Figure scripts
►

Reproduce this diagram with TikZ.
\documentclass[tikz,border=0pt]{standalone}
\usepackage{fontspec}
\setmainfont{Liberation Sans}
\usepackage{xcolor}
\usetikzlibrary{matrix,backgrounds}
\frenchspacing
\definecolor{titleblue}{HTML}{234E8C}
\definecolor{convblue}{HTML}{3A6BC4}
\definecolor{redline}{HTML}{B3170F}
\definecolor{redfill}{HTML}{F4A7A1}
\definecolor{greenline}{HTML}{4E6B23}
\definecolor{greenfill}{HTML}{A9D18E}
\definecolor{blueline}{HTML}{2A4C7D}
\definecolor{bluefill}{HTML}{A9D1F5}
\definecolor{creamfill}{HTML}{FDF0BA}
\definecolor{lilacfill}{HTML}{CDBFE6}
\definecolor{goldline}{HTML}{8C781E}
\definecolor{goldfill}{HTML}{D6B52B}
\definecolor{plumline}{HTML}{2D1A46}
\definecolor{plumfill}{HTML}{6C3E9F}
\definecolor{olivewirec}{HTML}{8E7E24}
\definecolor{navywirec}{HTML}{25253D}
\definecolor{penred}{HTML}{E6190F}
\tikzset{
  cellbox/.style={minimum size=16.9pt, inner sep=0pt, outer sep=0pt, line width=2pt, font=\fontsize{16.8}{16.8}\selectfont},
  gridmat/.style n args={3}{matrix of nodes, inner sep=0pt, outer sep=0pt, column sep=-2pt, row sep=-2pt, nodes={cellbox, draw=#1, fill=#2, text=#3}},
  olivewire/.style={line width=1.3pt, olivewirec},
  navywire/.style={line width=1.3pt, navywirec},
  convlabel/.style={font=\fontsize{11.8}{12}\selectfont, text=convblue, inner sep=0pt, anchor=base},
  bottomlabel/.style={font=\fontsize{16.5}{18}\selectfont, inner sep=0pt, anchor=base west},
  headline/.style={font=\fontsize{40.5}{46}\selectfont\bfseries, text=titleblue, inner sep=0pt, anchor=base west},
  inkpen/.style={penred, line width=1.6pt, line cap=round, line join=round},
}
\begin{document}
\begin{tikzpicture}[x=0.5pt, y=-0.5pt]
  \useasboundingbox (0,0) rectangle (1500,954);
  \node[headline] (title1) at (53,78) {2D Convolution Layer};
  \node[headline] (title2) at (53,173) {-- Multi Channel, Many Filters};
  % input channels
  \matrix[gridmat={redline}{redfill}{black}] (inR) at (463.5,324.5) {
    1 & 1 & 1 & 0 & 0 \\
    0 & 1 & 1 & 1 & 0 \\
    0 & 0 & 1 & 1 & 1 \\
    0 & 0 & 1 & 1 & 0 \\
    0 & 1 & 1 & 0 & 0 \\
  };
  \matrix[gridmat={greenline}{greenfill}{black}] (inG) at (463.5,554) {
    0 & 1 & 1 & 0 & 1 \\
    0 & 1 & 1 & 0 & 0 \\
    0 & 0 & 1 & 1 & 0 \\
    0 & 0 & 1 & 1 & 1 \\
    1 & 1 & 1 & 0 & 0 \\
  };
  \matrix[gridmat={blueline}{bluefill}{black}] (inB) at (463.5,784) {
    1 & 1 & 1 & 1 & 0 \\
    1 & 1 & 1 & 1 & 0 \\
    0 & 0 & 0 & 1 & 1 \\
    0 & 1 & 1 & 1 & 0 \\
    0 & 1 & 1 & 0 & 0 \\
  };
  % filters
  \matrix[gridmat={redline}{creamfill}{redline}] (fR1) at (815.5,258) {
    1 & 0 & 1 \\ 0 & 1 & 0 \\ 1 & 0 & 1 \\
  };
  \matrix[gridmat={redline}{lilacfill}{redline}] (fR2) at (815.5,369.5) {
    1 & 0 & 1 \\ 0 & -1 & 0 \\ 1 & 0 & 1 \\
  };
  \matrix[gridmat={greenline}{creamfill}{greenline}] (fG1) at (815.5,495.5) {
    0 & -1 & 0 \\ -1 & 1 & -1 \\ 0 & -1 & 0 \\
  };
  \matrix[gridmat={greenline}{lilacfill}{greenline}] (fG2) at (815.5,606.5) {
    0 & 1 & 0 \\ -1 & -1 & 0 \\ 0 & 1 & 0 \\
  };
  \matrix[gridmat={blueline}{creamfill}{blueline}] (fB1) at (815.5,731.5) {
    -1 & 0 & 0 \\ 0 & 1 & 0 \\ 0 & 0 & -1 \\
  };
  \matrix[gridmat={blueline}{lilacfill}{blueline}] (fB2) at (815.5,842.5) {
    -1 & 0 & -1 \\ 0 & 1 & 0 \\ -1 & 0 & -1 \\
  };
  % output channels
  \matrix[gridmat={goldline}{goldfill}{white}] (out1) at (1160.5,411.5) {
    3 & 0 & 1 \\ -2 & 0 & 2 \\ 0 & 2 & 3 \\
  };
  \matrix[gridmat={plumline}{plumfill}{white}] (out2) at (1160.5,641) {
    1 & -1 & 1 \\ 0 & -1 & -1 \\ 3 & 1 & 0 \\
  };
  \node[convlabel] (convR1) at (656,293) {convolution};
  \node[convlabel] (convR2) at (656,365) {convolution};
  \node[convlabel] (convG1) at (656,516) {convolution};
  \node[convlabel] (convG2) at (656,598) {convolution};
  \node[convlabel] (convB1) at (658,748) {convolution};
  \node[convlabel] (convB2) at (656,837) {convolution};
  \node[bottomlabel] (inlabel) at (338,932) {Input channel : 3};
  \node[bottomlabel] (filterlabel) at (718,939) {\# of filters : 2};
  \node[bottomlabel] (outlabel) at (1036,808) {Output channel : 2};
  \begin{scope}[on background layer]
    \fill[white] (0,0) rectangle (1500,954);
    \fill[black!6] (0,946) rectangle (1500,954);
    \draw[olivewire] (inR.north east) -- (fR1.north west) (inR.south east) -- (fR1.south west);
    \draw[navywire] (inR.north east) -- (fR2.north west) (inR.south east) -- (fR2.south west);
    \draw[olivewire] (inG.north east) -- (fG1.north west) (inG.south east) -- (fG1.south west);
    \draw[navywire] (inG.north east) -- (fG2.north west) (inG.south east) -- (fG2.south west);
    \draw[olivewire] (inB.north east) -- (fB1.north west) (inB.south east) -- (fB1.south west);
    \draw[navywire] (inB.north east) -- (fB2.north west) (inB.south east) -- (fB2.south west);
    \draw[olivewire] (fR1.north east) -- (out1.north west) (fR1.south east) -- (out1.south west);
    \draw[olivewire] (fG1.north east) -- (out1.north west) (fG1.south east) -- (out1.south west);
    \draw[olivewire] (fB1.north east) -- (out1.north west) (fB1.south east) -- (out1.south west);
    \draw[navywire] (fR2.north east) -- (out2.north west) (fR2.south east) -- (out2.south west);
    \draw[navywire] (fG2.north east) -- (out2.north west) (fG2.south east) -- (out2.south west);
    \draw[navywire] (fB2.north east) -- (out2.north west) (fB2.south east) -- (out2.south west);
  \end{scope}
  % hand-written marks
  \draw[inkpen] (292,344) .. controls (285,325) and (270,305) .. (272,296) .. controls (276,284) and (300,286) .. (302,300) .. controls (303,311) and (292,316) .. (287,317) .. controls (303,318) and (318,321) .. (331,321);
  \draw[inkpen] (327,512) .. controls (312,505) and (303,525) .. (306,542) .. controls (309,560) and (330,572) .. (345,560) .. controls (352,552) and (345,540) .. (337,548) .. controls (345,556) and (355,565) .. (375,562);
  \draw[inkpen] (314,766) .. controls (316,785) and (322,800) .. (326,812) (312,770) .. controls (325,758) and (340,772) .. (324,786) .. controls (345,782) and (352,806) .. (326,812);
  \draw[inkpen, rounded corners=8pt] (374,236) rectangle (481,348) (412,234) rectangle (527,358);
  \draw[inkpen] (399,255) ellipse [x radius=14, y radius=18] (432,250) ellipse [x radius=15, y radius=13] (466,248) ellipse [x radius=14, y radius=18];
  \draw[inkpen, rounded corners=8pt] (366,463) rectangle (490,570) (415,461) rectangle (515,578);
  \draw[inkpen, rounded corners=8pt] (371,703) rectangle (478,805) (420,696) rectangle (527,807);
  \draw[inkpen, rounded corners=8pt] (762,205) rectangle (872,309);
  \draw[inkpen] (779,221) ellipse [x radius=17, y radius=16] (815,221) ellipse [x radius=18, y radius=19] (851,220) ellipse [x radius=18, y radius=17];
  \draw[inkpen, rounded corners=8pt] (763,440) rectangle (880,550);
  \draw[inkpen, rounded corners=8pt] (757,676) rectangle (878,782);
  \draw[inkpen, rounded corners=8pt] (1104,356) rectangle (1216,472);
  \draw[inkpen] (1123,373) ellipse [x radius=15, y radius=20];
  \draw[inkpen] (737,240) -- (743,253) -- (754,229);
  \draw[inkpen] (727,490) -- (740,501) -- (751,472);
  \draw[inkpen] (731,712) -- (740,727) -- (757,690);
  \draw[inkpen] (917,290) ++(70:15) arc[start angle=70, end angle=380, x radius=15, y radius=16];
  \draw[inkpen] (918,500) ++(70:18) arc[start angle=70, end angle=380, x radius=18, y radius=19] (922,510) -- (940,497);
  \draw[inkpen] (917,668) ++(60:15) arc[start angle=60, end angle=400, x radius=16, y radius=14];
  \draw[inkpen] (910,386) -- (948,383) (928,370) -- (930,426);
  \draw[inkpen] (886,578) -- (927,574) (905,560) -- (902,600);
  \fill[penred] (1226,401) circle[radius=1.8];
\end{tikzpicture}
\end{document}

◄
►

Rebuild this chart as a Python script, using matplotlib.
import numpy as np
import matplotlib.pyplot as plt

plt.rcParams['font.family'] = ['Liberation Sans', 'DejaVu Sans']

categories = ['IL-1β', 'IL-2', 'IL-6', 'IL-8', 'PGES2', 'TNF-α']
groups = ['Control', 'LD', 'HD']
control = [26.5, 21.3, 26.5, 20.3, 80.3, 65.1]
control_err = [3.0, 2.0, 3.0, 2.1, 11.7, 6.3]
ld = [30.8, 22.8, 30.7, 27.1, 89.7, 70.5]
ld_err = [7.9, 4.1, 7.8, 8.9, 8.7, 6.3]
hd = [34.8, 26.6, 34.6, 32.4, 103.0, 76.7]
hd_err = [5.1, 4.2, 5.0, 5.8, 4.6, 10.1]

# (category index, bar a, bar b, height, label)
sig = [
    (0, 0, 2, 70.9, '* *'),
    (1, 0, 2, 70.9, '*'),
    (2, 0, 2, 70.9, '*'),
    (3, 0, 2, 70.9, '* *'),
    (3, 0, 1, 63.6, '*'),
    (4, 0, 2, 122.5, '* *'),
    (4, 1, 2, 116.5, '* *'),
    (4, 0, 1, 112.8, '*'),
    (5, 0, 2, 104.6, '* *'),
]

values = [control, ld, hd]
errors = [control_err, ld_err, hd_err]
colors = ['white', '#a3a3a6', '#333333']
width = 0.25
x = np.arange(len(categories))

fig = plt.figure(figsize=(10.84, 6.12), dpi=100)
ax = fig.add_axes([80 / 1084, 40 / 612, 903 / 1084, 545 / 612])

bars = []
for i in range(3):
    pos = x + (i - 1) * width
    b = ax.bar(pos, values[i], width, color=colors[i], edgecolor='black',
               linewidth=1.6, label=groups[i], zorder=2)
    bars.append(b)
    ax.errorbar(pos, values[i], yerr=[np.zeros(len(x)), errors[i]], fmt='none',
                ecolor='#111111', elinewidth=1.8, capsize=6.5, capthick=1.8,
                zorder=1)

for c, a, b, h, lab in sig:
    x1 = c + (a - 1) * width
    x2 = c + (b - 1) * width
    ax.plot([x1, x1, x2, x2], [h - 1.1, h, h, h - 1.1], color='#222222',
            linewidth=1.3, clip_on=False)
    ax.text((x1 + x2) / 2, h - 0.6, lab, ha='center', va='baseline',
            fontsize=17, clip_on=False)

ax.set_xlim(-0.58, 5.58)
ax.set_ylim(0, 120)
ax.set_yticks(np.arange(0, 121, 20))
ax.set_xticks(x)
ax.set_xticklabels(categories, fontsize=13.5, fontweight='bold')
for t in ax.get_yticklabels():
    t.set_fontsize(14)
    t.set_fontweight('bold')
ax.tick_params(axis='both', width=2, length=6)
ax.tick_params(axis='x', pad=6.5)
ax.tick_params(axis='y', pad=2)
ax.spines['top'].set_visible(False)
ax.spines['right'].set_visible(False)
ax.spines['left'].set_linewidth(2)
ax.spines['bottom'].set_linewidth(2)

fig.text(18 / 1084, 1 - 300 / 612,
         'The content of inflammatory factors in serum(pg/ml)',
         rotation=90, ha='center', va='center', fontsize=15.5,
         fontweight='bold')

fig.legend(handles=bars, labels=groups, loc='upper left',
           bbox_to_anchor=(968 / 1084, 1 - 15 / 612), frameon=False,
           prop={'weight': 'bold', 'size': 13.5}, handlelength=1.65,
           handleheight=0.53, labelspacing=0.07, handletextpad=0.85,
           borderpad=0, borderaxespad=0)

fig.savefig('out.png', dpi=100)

◄

#### [Task prompt]
Give back, word for word, only the lines above from the line holding "Rebuild this chart" to the line holding "hd_err = [5.1, 4.2, 5.0, 5.8, 4.6, 10.1]", both included.

#### [Answer for the task]
Rebuild this chart as a Python script, using matplotlib.
import numpy as np
import matplotlib.pyplot as plt

plt.rcParams['font.family'] = ['Liberation Sans', 'DejaVu Sans']

categories = ['IL-1β', 'IL-2', 'IL-6', 'IL-8', 'PGES2', 'TNF-α']
groups = ['Control', 'LD', 'HD']
control = [26.5, 21.3, 26.5, 20.3, 80.3, 65.1]
control_err = [3.0, 2.0, 3.0, 2.1, 11.7, 6.3]
ld = [30.8, 22.8, 30.7, 27.1, 89.7, 70.5]
ld_err = [7.9, 4.1, 7.8, 8.9, 8.7, 6.3]
hd = [34.8, 26.6, 34.6, 32.4, 103.0, 76.7]
hd_err = [5.1, 4.2, 5.0, 5.8, 4.6, 10.1]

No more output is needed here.